**Task**
Copy out each line exactly; pictures stay out of the copy.

**Data excerpt**
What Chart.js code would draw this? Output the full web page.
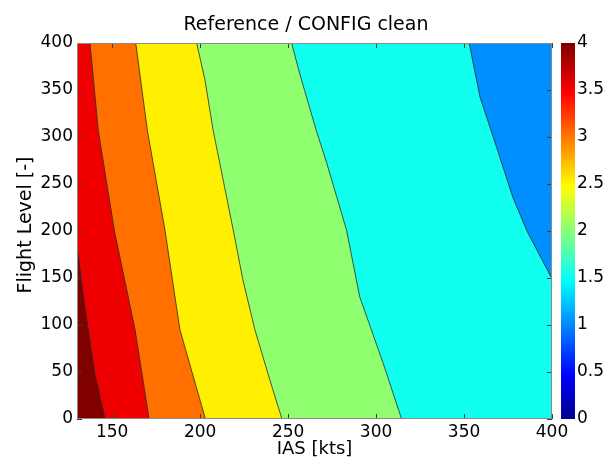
<!DOCTYPE html>
<html>
<head>
<meta charset="utf-8">
<script src="https://cdn.jsdelivr.net/npm/chart.js@4.4.0/dist/chart.umd.min.js"></script>
<style>
  body { margin: 0; background: #fff; }
  canvas { display: block; }
</style>
</head>
<body>
<canvas id="plot" width="612" height="465"></canvas>
<script>
const iasRange = [130, 400];
const flRange = [0, 400];
const iasTicks = [150, 200, 250, 300, 350, 400];
const flTicks = [0, 50, 100, 150, 200, 250, 300, 350, 400];
const cbTicks = [0, 0.5, 1, 1.5, 2, 2.5, 3, 3.5, 4];

// contour lines, each listed from the top of the plot downwards
const contourLevels = [4, 3.5, 3, 2.5, 2, 1.5];
const contourIAS = [
    [130, 133, 136.4, 140, 146],
    [137.4, 142.1, 151.2, 163, 171],
    [163.4, 170, 180, 188.5, 203],
    [198, 202.7, 207.4, 218.8, 224.3, 231.1, 239.7, 246.5],
    [252, 256.5, 266, 272, 283.2, 290.7, 303.9, 314.5],
    [352.9, 359, 368.5, 377.7, 385.5, 400]
];
const contourFL = [
    [185, 140, 95, 50, 0],
    [400, 307, 201, 95, 0],
    [400, 307, 201, 95, 0],
    [400, 361, 307, 201, 148, 95, 41, 0],
    [400, 368, 307, 272, 201, 130, 60, 0],
    [400, 343, 289, 236, 201, 149]
];

// band fill colours (jet), highest band first
const bandColors = ["#800000", "#EF0000", "#FF7000", "#FFEF00", "#8FFF70", "#10FFEF", "#008FFF"];

// jet colormap for the colour bar
const jetPos = [0, 0.117, 0.367, 0.617, 0.867, 1];
const jetColors = ["#00008F", "#0000FF", "#00FFFF", "#FFFF00", "#FF0000", "#800000"];

const [xMin, xMax] = iasRange;
const [yMin, yMax] = flRange;
const FONT = "'DejaVu Sans', sans-serif";

function contourPoints(i) {
    return contourIAS[i].map((x, k) => ({ x, y: contourFL[i][k] }));
}

// polygon covering everything on the high-IAS side of a contour
function rightSide(pts) {
    const poly = pts.slice();
    const first = pts[0], last = pts[pts.length - 1];
    if (last.y <= yMin) poly.push({ x: xMax, y: yMin });
    poly.push({ x: xMax, y: yMax });
    if (first.x <= xMin) poly.push({ x: xMin, y: yMax });
    return poly;
}

const datasets = [];

// whole plot starts as the top band
datasets.push({
    data: [{ x: xMin, y: yMin }, { x: xMax, y: yMin }, { x: xMax, y: yMax }, { x: xMin, y: yMax }],
    backgroundColor: bandColors[0],
    borderColor: "rgba(0,0,0,0)",
    borderWidth: 0,
    fill: "shape",
    pointRadius: 0,
    order: 20
});

contourLevels.forEach((lvl, i) => {
    datasets.push({
        label: "band " + lvl,
        data: rightSide(contourPoints(i)),
        backgroundColor: bandColors[i + 1],
        borderColor: "rgba(0,0,0,0)",
        borderWidth: 0,
        fill: "shape",
        pointRadius: 0,
        order: 19 - i
    });
});

contourLevels.forEach((lvl, i) => {
    datasets.push({
        label: "level " + lvl,
        data: contourPoints(i),
        borderColor: "#2a2a2a",
        borderWidth: 0.8,
        fill: false,
        pointRadius: 0,
        order: 1
    });
});

// colour bar next to the plot
const colorbar = {
    id: "colorbar",
    afterDraw(chart) {
        const { ctx, chartArea: a } = chart;
        const cb = chart.scales.cb;
        const top = cb.getPixelForValue(cb.max);
        const bottom = cb.getPixelForValue(cb.min);
        const g = ctx.createLinearGradient(0, bottom, 0, top);
        jetPos.forEach((p, i) => g.addColorStop(p, jetColors[i]));
        ctx.save();
        ctx.fillStyle = g;
        ctx.fillRect(a.right + 9, top, 14, bottom - top);
        ctx.restore();
    }
};

// axes box with inward ticks
const frame = {
    id: "frame",
    afterDatasetsDraw(chart) {
        const { ctx, chartArea: a, scales: { x, y } } = chart;
        const len = 5;
        ctx.save();
        ctx.strokeStyle = "#3c3c3c";
        ctx.lineWidth = 1;
        ctx.beginPath();
        x.ticks.forEach(t => {
            const px = Math.round(x.getPixelForValue(t.value)) + 0.5;
            ctx.moveTo(px, a.bottom);
            ctx.lineTo(px, a.bottom - len);
            ctx.moveTo(px, a.top);
            ctx.lineTo(px, a.top + len);
        });
        y.ticks.forEach(t => {
            const py = Math.round(y.getPixelForValue(t.value)) + 0.5;
            ctx.moveTo(a.left, py);
            ctx.lineTo(a.left + len, py);
            ctx.moveTo(a.right, py);
            ctx.lineTo(a.right - len, py);
        });
        ctx.stroke();
        ctx.strokeStyle = "#8a8a8a";
        ctx.strokeRect(a.left + 0.5, a.top + 0.5, a.right - a.left - 1, a.bottom - a.top - 1);
        ctx.restore();
    }
};

const tickFont = { family: FONT, size: 17 };
const labelFont = { family: FONT, size: 18 };

new Chart(document.getElementById("plot"), {
    type: "line",
    data: { datasets },
    options: {
        responsive: false,
        animation: false,
        layout: { padding: 0 },
        plugins: {
            legend: { display: false },
            tooltip: { enabled: false },
            title: {
                display: true,
                text: "Reference / CONFIG clean",
                color: "#000",
                font: { family: FONT, size: 19, weight: "normal" },
                padding: { top: 14, bottom: 6.2 }
            }
        },
        scales: {
            x: {
                type: "linear",
                position: "bottom",
                min: xMin,
                max: xMax,
                afterBuildTicks: s => { s.ticks = iasTicks.map(v => ({ value: v })); },
                afterFit: s => { s.height = 46; },
                grid: { display: false, drawTicks: false },
                border: { display: false },
                ticks: { color: "#000", font: tickFont, padding: 3, maxRotation: 0, autoSkip: false, callback: v => String(v) },
                title: { display: true, text: "IAS [kts]", color: "#000", font: labelFont, padding: { top: 0, bottom: 5 } }
            },
            y: {
                type: "linear",
                position: "left",
                min: yMin,
                max: yMax,
                afterBuildTicks: s => { s.ticks = flTicks.map(v => ({ value: v })); },
                afterFit: s => { s.width = 77; },
                grid: { display: false, drawTicks: false },
                border: { display: false },
                ticks: { color: "#000", font: tickFont, padding: 4, autoSkip: false, callback: v => String(v) },
                title: { display: true, text: "  Flight Level [-]", color: "#000", font: { family: FONT, size: 19 }, padding: { top: 15, bottom: 0 } }
            },
            cb: {
                type: "linear",
                axis: "y",
                position: "right",
                min: 0,
                max: 4,
                afterBuildTicks: s => { s.ticks = cbTicks.map(v => ({ value: v })); },
                afterFit: s => { s.width = 60; },
                grid: { display: false, drawTicks: false },
                border: { display: false },
                ticks: { color: "#000", font: tickFont, padding: 25, autoSkip: false, callback: v => String(v) }
            }
        }
    },
    plugins: [colorbar, frame]
});
</script>
</body>
</html>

**Solution to this task**
What Chart.js code would draw this? Output the full web page.
<!DOCTYPE html>
<html>
<head>
<meta charset="utf-8">
<script src="https://cdn.jsdelivr.net/npm/chart.js@4.4.0/dist/chart.umd.min.js"></script>
<style>
  body { margin: 0; background: #fff; }
  canvas { display: block; }
</style>
</head>
<body>
<canvas id="plot" width="612" height="465"></canvas>
<script>
const iasRange = [130, 400];
const flRange = [0, 400];
const iasTicks = [150, 200, 250, 300, 350, 400];
const flTicks = [0, 50, 100, 150, 200, 250, 300, 350, 400];
const cbTicks = [0, 0.5, 1, 1.5, 2, 2.5, 3, 3.5, 4];

// contour lines, each listed from the top of the plot downwards
const contourLevels = [4, 3.5, 3, 2.5, 2, 1.5];
const contourIAS = [
    [130, 133, 136.4, 140, 146],
    [137.4, 142.1, 151.2, 163, 171],
    [163.4, 170, 180, 188.5, 203],
    [198, 202.7, 207.4, 218.8, 224.3, 231.1, 239.7, 246.5],
    [252, 256.5, 266, 272, 283.2, 290.7, 303.9, 314.5],
    [352.9, 359, 368.5, 377.7, 385.5, 400]
];
const contourFL = [
    [185, 140, 95, 50, 0],
    [400, 307, 201, 95, 0],
    [400, 307, 201, 95, 0],
    [400, 361, 307, 201, 148, 95, 41, 0],
    [400, 368, 307, 272, 201, 130, 60, 0],
    [400, 343, 289, 236, 201, 149]
];

// band fill colours (jet), highest band first
const bandColors = ["#800000", "#EF0000", "#FF7000", "#FFEF00", "#8FFF70", "#10FFEF", "#008FFF"];

// jet colormap for the colour bar
const jetPos = [0, 0.117, 0.367, 0.617, 0.867, 1];
const jetColors = ["#00008F", "#0000FF", "#00FFFF", "#FFFF00", "#FF0000", "#800000"];

const [xMin, xMax] = iasRange;
const [yMin, yMax] = flRange;
const FONT = "'DejaVu Sans', sans-serif";

function contourPoints(i) {
    return contourIAS[i].map((x, k) => ({ x, y: contourFL[i][k] }));
}

// polygon covering everything on the high-IAS side of a contour
function rightSide(pts) {
    const poly = pts.slice();
    const first = pts[0], last = pts[pts.length - 1];
    if (last.y <= yMin) poly.push({ x: xMax, y: yMin });
    poly.push({ x: xMax, y: yMax });
    if (first.x <= xMin) poly.push({ x: xMin, y: yMax });
    return poly;
}

const datasets = [];

// whole plot starts as the top band
datasets.push({
    data: [{ x: xMin, y: yMin }, { x: xMax, y: yMin }, { x: xMax, y: yMax }, { x: xMin, y: yMax }],
    backgroundColor: bandColors[0],
    borderColor: "rgba(0,0,0,0)",
    borderWidth: 0,
    fill: "shape",
    pointRadius: 0,
    order: 20
});

contourLevels.forEach((lvl, i) => {
    datasets.push({
        label: "band " + lvl,
        data: rightSide(contourPoints(i)),
        backgroundColor: bandColors[i + 1],
        borderColor: "rgba(0,0,0,0)",
        borderWidth: 0,
        fill: "shape",
        pointRadius: 0,
        order: 19 - i
    });
});

contourLevels.forEach((lvl, i) => {
    datasets.push({
        label: "level " + lvl,
        data: contourPoints(i),
        borderColor: "#2a2a2a",
        borderWidth: 0.8,
        fill: false,
        pointRadius: 0,
        order: 1
    });
});

// colour bar next to the plot
const colorbar = {
    id: "colorbar",
    afterDraw(chart) {
        const { ctx, chartArea: a } = chart;
        const cb = chart.scales.cb;
        const top = cb.getPixelForValue(cb.max);
        const bottom = cb.getPixelForValue(cb.min);
        const g = ctx.createLinearGradient(0, bottom, 0, top);
        jetPos.forEach((p, i) => g.addColorStop(p, jetColors[i]));
        ctx.save();
        ctx.fillStyle = g;
        ctx.fillRect(a.right + 9, top, 14, bottom - top);
        ctx.restore();
    }
};

// axes box with inward ticks
const frame = {
    id: "frame",
    afterDatasetsDraw(chart) {
        const { ctx, chartArea: a, scales: { x, y } } = chart;
        const len = 5;
        ctx.save();
        ctx.strokeStyle = "#3c3c3c";
        ctx.lineWidth = 1;
        ctx.beginPath();
        x.ticks.forEach(t => {
            const px = Math.round(x.getPixelForValue(t.value)) + 0.5;
            ctx.moveTo(px, a.bottom);
            ctx.lineTo(px, a.bottom - len);
            ctx.moveTo(px, a.top);
            ctx.lineTo(px, a.top + len);
        });
        y.ticks.forEach(t => {
            const py = Math.round(y.getPixelForValue(t.value)) + 0.5;
            ctx.moveTo(a.left, py);
            ctx.lineTo(a.left + len, py);
            ctx.moveTo(a.right, py);
            ctx.lineTo(a.right - len, py);
        });
        ctx.stroke();
        ctx.strokeStyle = "#8a8a8a";
        ctx.strokeRect(a.left + 0.5, a.top + 0.5, a.right - a.left - 1, a.bottom - a.top - 1);
        ctx.restore();
    }
};

const tickFont = { family: FONT, size: 17 };
const labelFont = { family: FONT, size: 18 };

new Chart(document.getElementById("plot"), {
    type: "line",
    data: { datasets },
    options: {
        responsive: false,
        animation: false,
        layout: { padding: 0 },
        plugins: {
            legend: { display: false },
            tooltip: { enabled: false },
            title: {
                display: true,
                text: "Reference / CONFIG clean",
                color: "#000",
                font: { family: FONT, size: 19, weight: "normal" },
                padding: { top: 14, bottom: 6.2 }
            }
        },
        scales: {
            x: {
                type: "linear",
                position: "bottom",
                min: xMin,
                max: xMax,
                afterBuildTicks: s => { s.ticks = iasTicks.map(v => ({ value: v })); },
                afterFit: s => { s.height = 46; },
                grid: { display: false, drawTicks: false },
                border: { display: false },
                ticks: { color: "#000", font: tickFont, padding: 3, maxRotation: 0, autoSkip: false, callback: v => String(v) },
                title: { display: true, text: "IAS [kts]", color: "#000", font: labelFont, padding: { top: 0, bottom: 5 } }
            },
            y: {
                type: "linear",
                position: "left",
                min: yMin,
                max: yMax,
                afterBuildTicks: s => { s.ticks = flTicks.map(v => ({ value: v })); },
                afterFit: s => { s.width = 77; },
                grid: { display: false, drawTicks: false },
                border: { display: false },
                ticks: { color: "#000", font: tickFont, padding: 4, autoSkip: false, callback: v => String(v) },
                title: { display: true, text: "  Flight Level [-]", color: "#000", font: { family: FONT, size: 19 }, padding: { top: 15, bottom: 0 } }
            },
            cb: {
                type: "linear",
                axis: "y",
                position: "right",
                min: 0,
                max: 4,
                afterBuildTicks: s => { s.ticks = cbTicks.map(v => ({ value: v })); },
                afterFit: s => { s.width = 60; },
                grid: { display: false, drawTicks: false },
                border: { display: false },
                ticks: { color: "#000", font: tickFont, padding: 25, autoSkip: false, callback: v => String(v) }
            }
        }
    },
    plugins: [colorbar, frame]
});
</script>
</body>
</html>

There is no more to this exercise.